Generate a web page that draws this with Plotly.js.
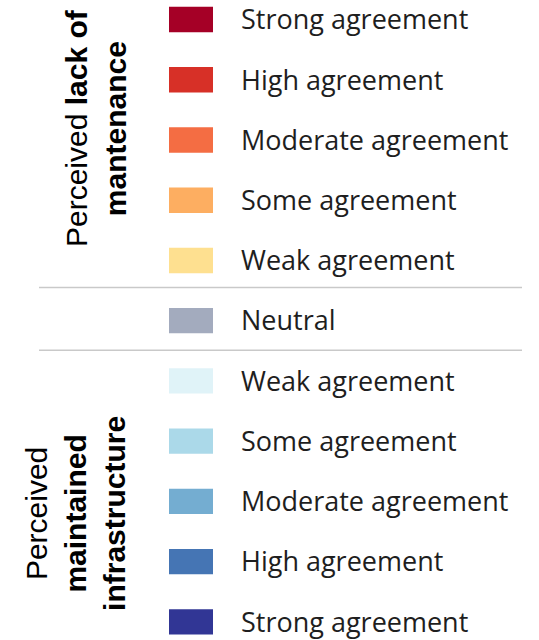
<!DOCTYPE html>
<html>
<head>
<meta charset="utf-8">
<script src="https://cdn.plot.ly/plotly-3.0.1.min.js"></script>
<style>
  html, body { margin: 0; padding: 0; background: #fff; }
  #legendChart { width: 539px; height: 640px; }
</style>
</head>
<body>
<div id="legendChart"></div>
<script>
// legend rows, top to bottom
const labels = [
  "Strong agreement", "High agreement", "Moderate agreement", "Some agreement", "Weak agreement",
  "Neutral",
  "Weak agreement", "Some agreement", "Moderate agreement", "High agreement", "Strong agreement"
];
const swatchColors = [
  "#a50026", "#d73027", "#f46d43", "#fdae61", "#fee090",
  "#a3abbe",
  "#e0f3f8", "#abd9e9", "#74add1", "#4575b4", "#313695"
];
const groupTitles = [
  "Perceived <b>lack of</b><br><b>mantenance</b>",
  "Perceived<br><b>maintained</b><br><b>infrastructure</b>"
];

const rows = labels.map((_, i) => i);

const swatchLeft = 169;
const swatchWidth = 44;
const textLeft = 241;
const textNudge = 0.05; // text sits a little lower than the swatch centre

const traces = [
  {
    type: "bar",
    orientation: "h",
    y: rows,
    x: rows.map(() => swatchWidth),
    base: swatchLeft,
    width: 0.42,
    marker: { color: swatchColors, line: { width: 0 } },
    hoverinfo: "skip",
    showlegend: false
  },
  {
    type: "scatter",
    mode: "text",
    y: rows.map(r => r + textNudge),
    x: rows.map(() => textLeft),
    text: labels,
    textposition: "middle right",
    cliponaxis: false,
    textfont: { family: "Open Sans, sans-serif", size: 27, color: "#1e1e1e" },
    hoverinfo: "skip",
    showlegend: false
  }
];

const layout = {
  width: 539,
  height: 640,
  margin: { l: 0, r: 0, t: 0, b: 0 },
  paper_bgcolor: "#ffffff",
  plot_bgcolor: "#ffffff",
  xaxis: { range: [0, 539], visible: false, fixedrange: true },
  yaxis: { range: [10.3, -0.324], visible: false, fixedrange: true },
  shapes: [4.45, 5.49].map(y => ({
    type: "line", xref: "x", yref: "y",
    x0: 39, x1: 522, y0: y, y1: y,
    line: { color: "#c9c9c9", width: 1.5 }
  })),
  annotations: [
    { text: groupTitles[0], x: 96, y: 0.8 },
    { text: groupTitles[1], x: 76, y: 0.197 }
  ].map(a => ({
    text: a.text,
    xref: "x", yref: "paper",
    x: a.x, y: a.y,
    xanchor: "center", yanchor: "middle",
    textangle: -90,
    showarrow: false,
    align: "center",
    font: { family: "Liberation Sans, Arial, sans-serif", size: 30, color: "#000" }
  }))
};

Plotly.newPlot("legendChart", traces, layout, { staticPlot: true, displayModeBar: false });
</script>
</body>
</html>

> _PROBLEM REQUIREMENTS_
Reproduce the whole listing above word for word, but not its pictures.

> _PROBLEM SOLUTION_
Generate a web page that draws this with Plotly.js.
<!DOCTYPE html>
<html>
<head>
<meta charset="utf-8">
<script src="https://cdn.plot.ly/plotly-3.0.1.min.js"></script>
<style>
  html, body { margin: 0; padding: 0; background: #fff; }
  #legendChart { width: 539px; height: 640px; }
</style>
</head>
<body>
<div id="legendChart"></div>
<script>
// legend rows, top to bottom
const labels = [
  "Strong agreement", "High agreement", "Moderate agreement", "Some agreement", "Weak agreement",
  "Neutral",
  "Weak agreement", "Some agreement", "Moderate agreement", "High agreement", "Strong agreement"
];
const swatchColors = [
  "#a50026", "#d73027", "#f46d43", "#fdae61", "#fee090",
  "#a3abbe",
  "#e0f3f8", "#abd9e9", "#74add1", "#4575b4", "#313695"
];
const groupTitles = [
  "Perceived <b>lack of</b><br><b>mantenance</b>",
  "Perceived<br><b>maintained</b><br><b>infrastructure</b>"
];

const rows = labels.map((_, i) => i);

const swatchLeft = 169;
const swatchWidth = 44;
const textLeft = 241;
const textNudge = 0.05; // text sits a little lower than the swatch centre

const traces = [
  {
    type: "bar",
    orientation: "h",
    y: rows,
    x: rows.map(() => swatchWidth),
    base: swatchLeft,
    width: 0.42,
    marker: { color: swatchColors, line: { width: 0 } },
    hoverinfo: "skip",
    showlegend: false
  },
  {
    type: "scatter",
    mode: "text",
    y: rows.map(r => r + textNudge),
    x: rows.map(() => textLeft),
    text: labels,
    textposition: "middle right",
    cliponaxis: false,
    textfont: { family: "Open Sans, sans-serif", size: 27, color: "#1e1e1e" },
    hoverinfo: "skip",
    showlegend: false
  }
];

const layout = {
  width: 539,
  height: 640,
  margin: { l: 0, r: 0, t: 0, b: 0 },
  paper_bgcolor: "#ffffff",
  plot_bgcolor: "#ffffff",
  xaxis: { range: [0, 539], visible: false, fixedrange: true },
  yaxis: { range: [10.3, -0.324], visible: false, fixedrange: true },
  shapes: [4.45, 5.49].map(y => ({
    type: "line", xref: "x", yref: "y",
    x0: 39, x1: 522, y0: y, y1: y,
    line: { color: "#c9c9c9", width: 1.5 }
  })),
  annotations: [
    { text: groupTitles[0], x: 96, y: 0.8 },
    { text: groupTitles[1], x: 76, y: 0.197 }
  ].map(a => ({
    text: a.text,
    xref: "x", yref: "paper",
    x: a.x, y: a.y,
    xanchor: "center", yanchor: "middle",
    textangle: -90,
    showarrow: false,
    align: "center",
    font: { family: "Liberation Sans, Arial, sans-serif", size: 30, color: "#000" }
  }))
};

Plotly.newPlot("legendChart", traces, layout, { staticPlot: true, displayModeBar: false });
</script>
</body>
</html>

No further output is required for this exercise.